Jadi apa yang salah dengan emansipasi? Tidak ada! Coba kita kembalikan lagi arti kata emansipasi itu sendiri seperti yang sudah aku tulis diatas tadi. Dalam artinya tidak ada sama sekali menyebut tentang gender karena memang arti dasarnya adalah pembebasan. Yang salah ada penyampaian pada masyarakat (dalam hal ini murid SD) bahwa emansipasi adalah persamaan antara wanita dan pria (oops, aduh kualat nggak ya sama guru-guru SD).
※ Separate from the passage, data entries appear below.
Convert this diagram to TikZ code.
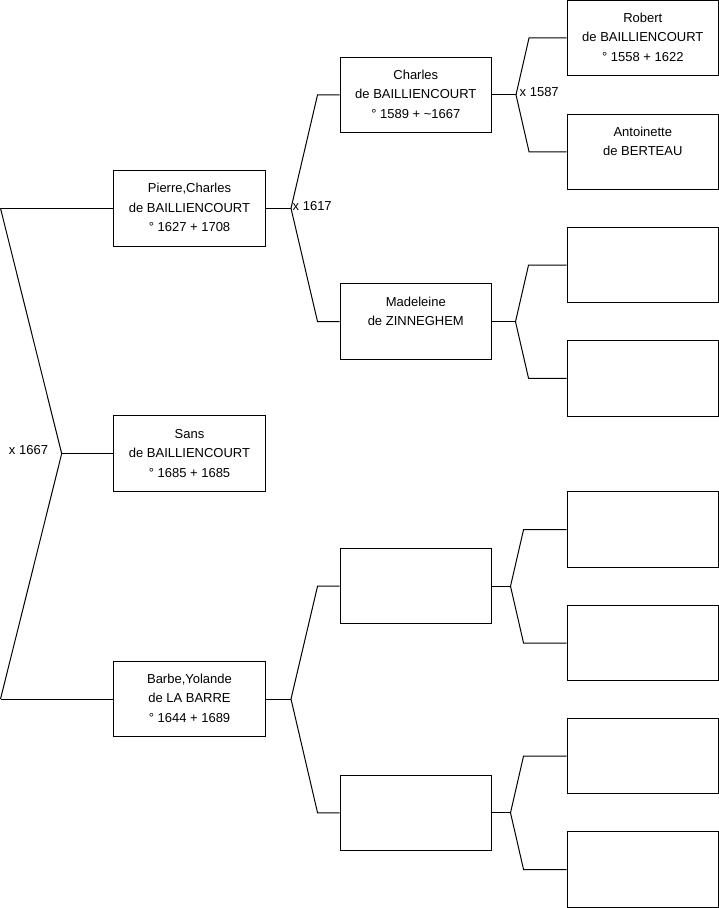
\documentclass[tikz,border=0pt]{standalone}
\usepackage{fontspec}
\setmainfont{Liberation Sans}
\begin{document}
\begin{tikzpicture}[x=1pt,y=-1pt,
  box/.style={draw=black, line width=1pt, minimum width=151.5pt, minimum height=75.5pt,
    inner sep=0pt, align=center, font=\fontsize{13}{19.5}\selectfont},
  lbl/.style={inner sep=0pt, font=\fontsize{13}{15}\selectfont},
  link/.style={draw=black, line width=1pt, line join=miter}]
\useasboundingbox (0,0) rectangle (719,908);

% generation 1
\node[box] (pierre) at (189.5,208.3) {\strut Pierre,Charles\\de BAILLIENCOURT\\° 1627 + 1708\strut};
\node[box] (sans)   at (189.5,453.6) {\strut Sans\\de BAILLIENCOURT\\° 1685 + 1685\strut};
\node[box] (barbe)  at (189.5,699.0) {\strut Barbe,Yolande\\de LA BARRE\\° 1644 + 1689\strut};

% generation 2
\node[box] (charles)   at (415.8,94.8)  {\strut Charles\\de BAILLIENCOURT\\° 1589 + \textasciitilde1667\strut};
\node[box] (madeleine) at (415.8,321.7) {\strut Madeleine\\de ZINNEGHEM\\\strut};
\node[box] (ea)        at (415.8,586.2) {};
\node[box] (eb)        at (415.8,812.8) {};

% generation 3
\node[box] (robert)     at (642.8,37.8)  {\strut Robert\\de BAILLIENCOURT\\° 1558 + 1622\strut};
\node[box] (antoinette) at (642.8,151.8) {\strut Antoinette\\de BERTEAU\\\strut};
\node[box] (g3)  at (642.8,265.0) {};
\node[box] (g4)  at (642.8,378.3) {};
\node[box] (g5)  at (642.8,529.7) {};
\node[box] (g6)  at (642.8,643.0) {};
\node[box] (g7)  at (642.8,756.0) {};
\node[box] (g8)  at (642.8,869.5) {};

% root fork
\coordinate (rt) at (0.5,208.3);
\coordinate (rb) at (0.5,699.0);
\coordinate (rf) at (61.7,453.6);
\draw[link] (rt) -- (pierre.west);
\draw[link] (rb) -- (barbe.west);
\draw[link] (rt) -- (rf) -- (rb);
\draw[link] (rf) -- (sans.west);
\node[lbl] (m1667) at (28.5,450.5) {x 1667};

% Pierre fork
\coordinate (pf) at (291,208.3);
\draw[link] (pierre.east) -- (pf);
\draw[link] (pf) -- ([xshift=-22pt]charles.west) -- (charles.west);
\draw[link] (pf) -- ([xshift=-22pt]madeleine.west) -- (madeleine.west);
\node[lbl, anchor=west] (m1617) at (292.5,206.3) {x 1617};

% Barbe fork
\coordinate (bf) at (291,699.0);
\draw[link] (barbe.east) -- (bf);
\draw[link] (bf) -- ([xshift=-22pt]ea.west) -- (ea.west);
\draw[link] (bf) -- ([xshift=-22pt]eb.west) -- (eb.west);

% Charles fork
\coordinate (cf) at (516,94.8);
\draw[link] (charles.east) -- (cf);
\draw[link] (cf) -- ([xshift=-37.5pt]robert.west) -- (robert.west);
\draw[link] (cf) -- ([xshift=-37.5pt]antoinette.west) -- (antoinette.west);
\node[lbl, anchor=west] (m1587) at (519.5,92.3) {x 1587};

% Madeleine fork
\coordinate (mf) at (515.5,321.7);
\draw[link] (madeleine.east) -- (mf);
\draw[link] (mf) -- ([xshift=-38pt]g3.west) -- (g3.west);
\draw[link] (mf) -- ([xshift=-38pt]g4.west) -- (g4.west);

% empty fork a
\coordinate (af) at (510.5,586.2);
\draw[link] (ea.east) -- (af);
\draw[link] (af) -- ([xshift=-43pt]g5.west) -- (g5.west);
\draw[link] (af) -- ([xshift=-43pt]g6.west) -- (g6.west);

% empty fork b
\coordinate (bf2) at (510.5,812.8);
\draw[link] (eb.east) -- (bf2);
\draw[link] (bf2) -- ([xshift=-43pt]g7.west) -- (g7.west);
\draw[link] (bf2) -- ([xshift=-43pt]g8.west) -- (g8.west);
\end{tikzpicture}
\end{document}
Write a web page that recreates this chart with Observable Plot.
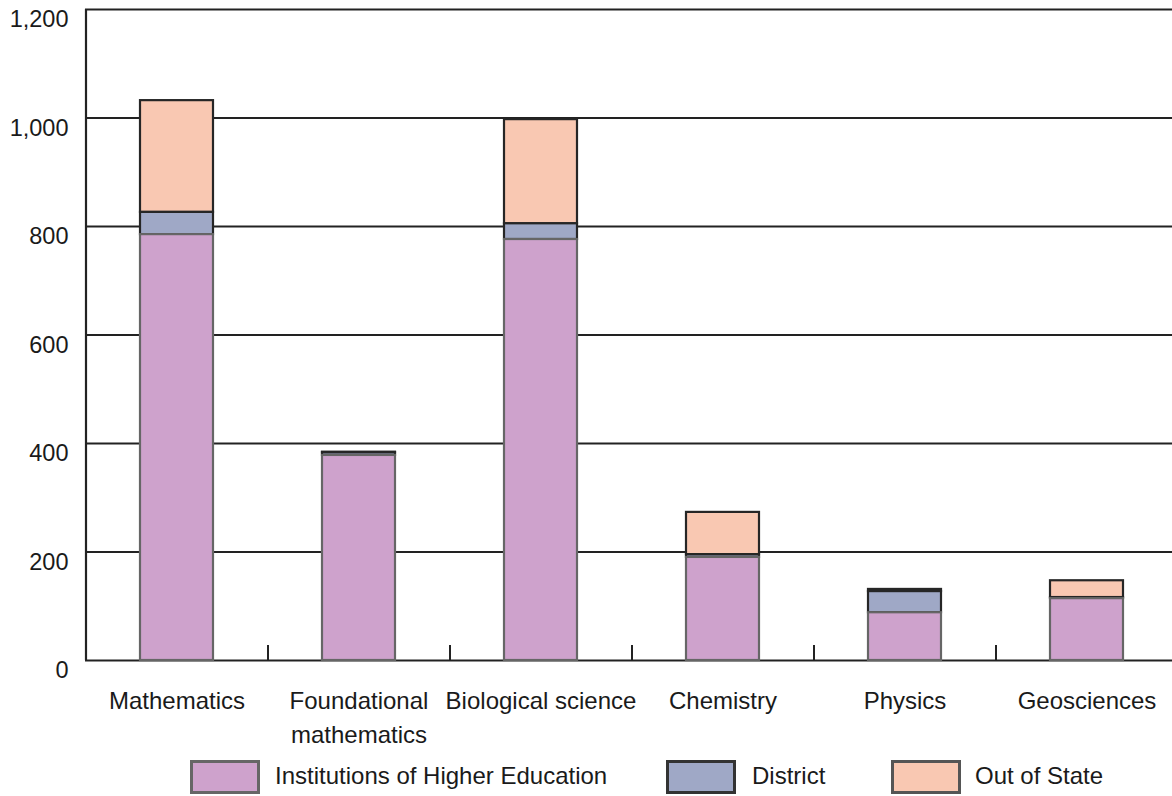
<!DOCTYPE html>
<html>
<head>
<meta charset="utf-8">
<script src="https://cdn.jsdelivr.net/npm/d3@7"></script>
<script src="https://cdn.jsdelivr.net/npm/@observablehq/plot@0.6"></script>
<style>
  html, body { margin: 0; padding: 0; background: #fff; }
  body { width: 1172px; height: 796px; overflow: hidden; font-family: "Liberation Sans", Arial, sans-serif; color: #1a1a1a; }
  #legend { position: relative; height: 41px; font-size: 24px; }
  .sw { position: absolute; top: 5px; width: 64px; height: 28px; border: 3px solid #333; box-sizing: content-box; }
  .lb { position: absolute; top: 6px; line-height: 30px; }
</style>
</head>
<body>
<div id="chart"></div>
<div id="legend"></div>
<script>
const categories = ["Mathematics", "Foundational mathematics", "Biological science", "Chemistry", "Physics", "Geosciences"];
const categoryLabels = ["Mathematics", "Foundational\nmathematics", "Biological science", "Chemistry", "Physics", "Geosciences"];
const seriesNames = ["Institutions of Higher Education", "District", "Out of State"];
const ihe = [785, 378, 776, 190, 88, 114];
const district = [41, 5, 29, 5, 39, 2];
const outOfState = [206, 1, 192, 78, 4, 31];
const yTicks = [0, 200, 400, 600, 800, 1000, 1200];
const fills = ["#cea2cc", "#9fa8c6", "#f9c8b2"];
const strokes = ["#666666", "#262626", "#262626"];

const W = 1172, H = 755, ML = 85, MR = -5, MT = 9, MB = 95;
const step = (W - ML - MR) / categories.length;

// draw order: Out of State, District, IHE (so IHE's gray outline sits on top)
const rows = [];
[[2, outOfState], [1, district], [0, ihe]].forEach(([si, arr]) => {
  categories.forEach((c, i) => rows.push({category: c, series: seriesNames[si], value: arr[i]}));
});

const FONT = "'Liberation Sans', Arial, sans-serif";

const chart = Plot.plot({
  width: W,
  height: H,
  marginLeft: ML,
  marginRight: MR,
  marginTop: MT,
  marginBottom: MB,
  style: {fontFamily: FONT, color: "#1a1a1a", background: "#fff", overflow: "hidden"},
  x: {domain: categories, paddingInner: 0.6, paddingOuter: 0.3, align: 0.5, label: null},
  y: {domain: [0, 1200], label: null},
  color: {domain: seriesNames, range: fills},
  marks: [
    Plot.ruleY(yTicks, {stroke: "#222", strokeWidth: 2}),
    Plot.ruleX([0], {x: () => categories[0], dx: -step / 2, stroke: "#222", strokeWidth: 2.2}),
    Plot.ruleX(categories.slice(1), {x: d => d, dx: -step / 2, stroke: "#222", strokeWidth: 2, insetTop: 636}),
    Plot.barY(rows, Plot.stackY({
      x: "category",
      y: "value",
      z: "series",
      order: seriesNames,
      fill: "series",
      stroke: d => strokes[seriesNames.indexOf(d.series)],
      strokeWidth: 2.2
    })),
    Plot.axisY({
      ticks: yTicks,
      tickFormat: d3.format(","),
      tickSize: 0,
      tickPadding: 17,
      dy: 10,
      fontSize: 23.5,
      fill: "#1a1a1a"
    }),
    Plot.axisX({
      tickSize: 0,
      tickPadding: 24,
      fontSize: 24,
      lineHeight: 1.42,
      fill: "#1a1a1a",
      tickFormat: d => categoryLabels[categories.indexOf(d)]
    })
  ]
});
document.getElementById("chart").appendChild(chart);

// legend
const legend = document.getElementById("legend");
const swLeft = [190, 666, 891];
const lbLeft = [275, 752, 975];
const swBorder = ["#666666", "#333333", "#555555"];
seriesNames.forEach((name, i) => {
  const sw = document.createElement("div");
  sw.className = "sw";
  sw.style.left = swLeft[i] + "px";
  sw.style.background = fills[i];
  sw.style.borderColor = swBorder[i];
  legend.appendChild(sw);
  const lb = document.createElement("div");
  lb.className = "lb";
  lb.style.left = lbLeft[i] + "px";
  lb.textContent = name;
  legend.appendChild(lb);
});
</script>
</body>
</html>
Well, at least begitulah pendapatku.

Intinya, menurutku emansipasi wanita ini adalah kebebasan wanita untuk menjalankan kodratnya sebagai wanita dalam situasi saling mendukung dengan pria dalam wangka mewujudkan hidup yang harmonis (cieh, berat banget bahasa gua!)

Jadi nggak usah mencak-mencak kalau ada lowongan kerja yang salah satu persyaratannya adalah ‘pria’, Karena berarti memang (mungkin) prialah yang lebih cocok untuk posisi itu. Pasti wanita juga punya porsi sendiri dimana wanitalah yang cocok untuk suatu posisi.

So, kesimpulan dari cuap-cuap gua yang panjang ini adalah: nggak ada hubungannya sama sekali antara cewek yang nggak mau pakai rok untuk hari Kartini dengan jiwa Kartini itu sendiri.